- The minutes of the ECB meeting will probably show a cautious position of the bank regarding the forecast of stimulating the economy
- The US Treasury will auction 30-year bonds worth 12 billion; The demand will dispel or reinforce doubts about inflationary expectations for the US economy.
- Data on US inflation on Friday will provide food for thought about the Fed’s position on tightening policy in 2018.
- The speech of the President of the Federal Reserve Bank of New York, Dudley, will provide additional information on the increase in rates in 2018.

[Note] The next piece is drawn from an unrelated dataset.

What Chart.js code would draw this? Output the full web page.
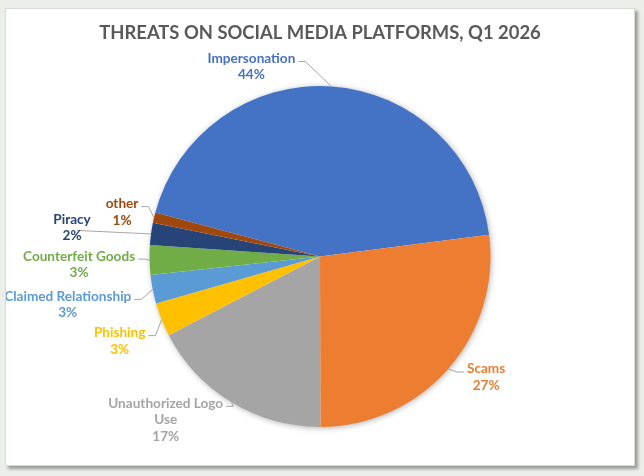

- Earnings report of JPMorgan Chase & Co. and Wells Fargo & Co. will become an indirect indicator of the health of banking sector, stirring a corresponding activity in the stock exchange.
The US currency is supported by the bonds selloff and rising yields in the absence of other key drivers of growth. Oil prices and BoJ step to halve purchases of JGB are explanatory factors in the sale of US sovereign debt. The first one influences inflation expectations, the second one is a general signal that the main buyers, i.e. central banks cut their activity in the fixed-income market. Rumors that China reduced purchases of US bonds were not confirmed, as the respective department issued a refutation, pointing to an “incorrect source.”
The medium-term outlook for the Dollar remains bearish, but traders are waiting for the ECB’s protocol as well as US consumer inflation figures on Friday to adjust positions. Wage growth dynamics strangely remain unsatisfactory along with employment at peak the NFP report showed, the inflationary impetus after natural disasters have exhausted itself as the catalyst. The dollar has been weakly devalued since the release of previous data on inflation, so it has peripheral meaning for CPI. The rise in oil prices has a direct effect on inflationary expectations, but the recent pace of the rally is likely to be insufficient to regard energy as the main factor in the growth of consumer prices. Hence, it can be assumed that the CPI data at best will match with expectations.
As for the ECB protocol, it is pointless to pin hopes on it. The best thing the ECB can do for inflation now is to prevent the development of deterrents, i. e. strengthening of the Euro. Of course, the ECB is going to taper off the policy, but each time it will fall back to soft rhetoric with a minimal bullish effect for the Euro. Therefore, the data from the protocol is likely to have a moderate effect on the European currency, the chances of the bullish spike are low.